Although my preference is for more elegant, lighter Pinots, sometimes big ones can work well. So I am open minded. Rich Pinot can taste like cool-climate Syrah, and I love cool-climate Syrah. Lighter, very cool-climate Syrah shares a resemblance with Pinot Noir. The two seem to have something in common.

It is all about balance. The wine is a whole. And it’s really difficult to write tasting notes that are holistic rather than reductionist in nature. A list of exotic fruits and spices is no use at all. That’s why the use of metaphor and even metonymy is important in describing wine.

5 Comments on What do I look for in Pinot Noir?Tagged
wine journalist and flavour obsessive

5 thoughts on “What do I look for in Pinot Noir?

  1. Very precise description of Pinot Noir.

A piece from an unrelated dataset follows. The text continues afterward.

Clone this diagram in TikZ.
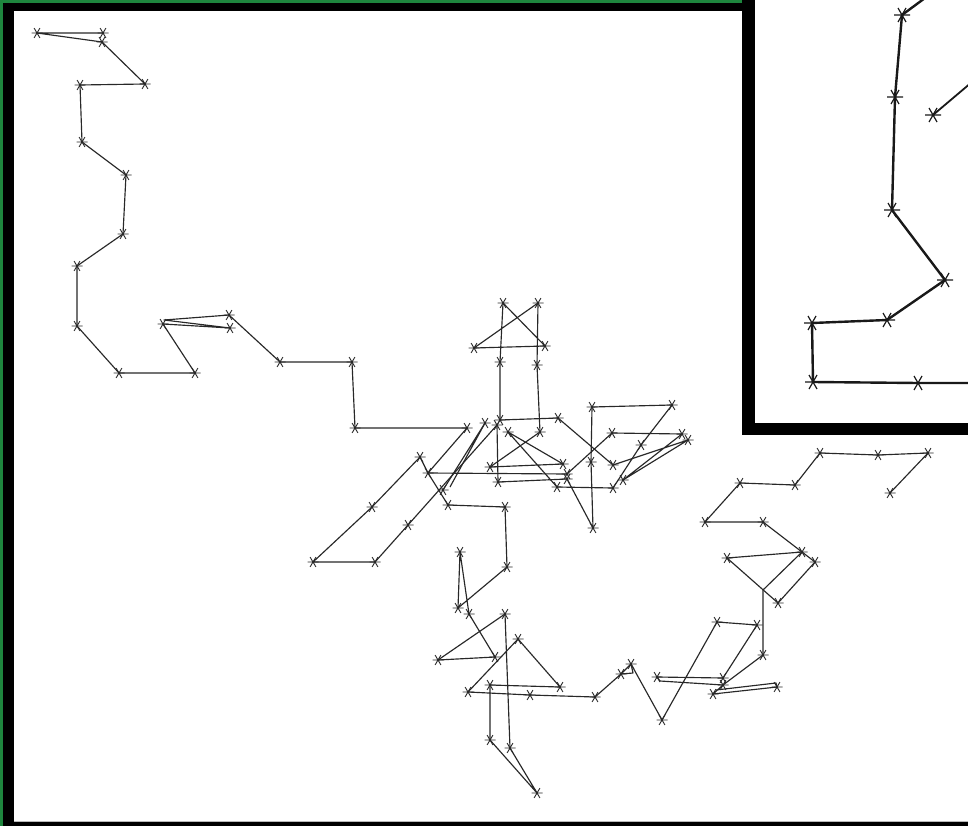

I would venture to say this is not merely a personal preference but captures a reasonably wide consensus regarding what Pinot Noir should taste like. (with of course lots of dissenters.

    And a succinct characterization of the problem with tasting notes.

  2. I have nowhere near your tasting experience, Jamie, so I find it difficult to differentiate the description of PN above from a description of Merlot or Sangiovese. It’s difficult to render the experience precisely in words, which is why many tasting notes are lists. Lists provide multiple points of entry for people with vastly different levels of tasting experience and flavor memory.

    Personally, I share your global preferences for PN with fruit that sits (“elegantly”) between red and blue berry-like flavors and supported by fine tannins, medium mid-palate density, and medium levels of acidity. It doesn’t feel reductive to me to try to itemize such things.

    To me, there are three berry poles. The red berry flavors — cranberry, raspberry, red currant — predominate (to me) in Sangiovese, which also has more acid. Good Pinot Noir blends into the red berries a little black current and blueberry, and has less acid. It has less blueberry fruit than, say, Merlot or (especially) Petite Syrah, which is the second berry pole. The third pole is the black fruit flavor — blackberries, plums, black currants and maybe dark bing cherries — what I think of as the Cabernet Sauvignon, Grenache, Nebbiolo angle.

    It helps me to rough out where a red wine sits between these poles. And of course on top sit the aromatics: tar, roses, menthol, leather, chocolate, grassy spice, etc. And much more.

    Have you ever read descriptions of perfume? There’s a similar tension in perfume descriptions between constituent aroma listiness and holistic impressionistic metaphor.

    Both have legitimate purposes.

  3. Hi Jamie,

    That is indeed a very precise a description of Pinot Noir. The following passage particularly reminds me of Hanspeter Ziereisen in Germany who makes both Pinot Noir and Syrah:

    “So I am open minded. Rich Pinot can taste like cool-climate Syrah, and I love cool-climate Syrah. Lighter, very cool-climate Syrah shares a resemblance with Pinot Noir. The two seem to have something in common.”

    As an aside:
    I do like reading your blog and appreciate that it’s your forum and you can write what you like in it. However, I often think you give scant coverage in to Germany, given the country’s significant contribution to fine wine and the recent (and belated) rise in coverage of German wines among your fellow UK wine writers.

    Best wishes,

    Simon

  4. Hi Jamie,

    I’d also like to throw in a further aspect. Something normally hidden by the tannin structure. It’s the salty mineralic components of Pinot Noir.

    Anthony describes the possible berry flavour profiles very nicely. NZ Pinots used to follow the dark black berry flavours turning nowadays towards the red berry flavours.

    It’s always fun playing with different ripeness levels to reach the certain berry style… but one important aspect is also the type of clone you are using.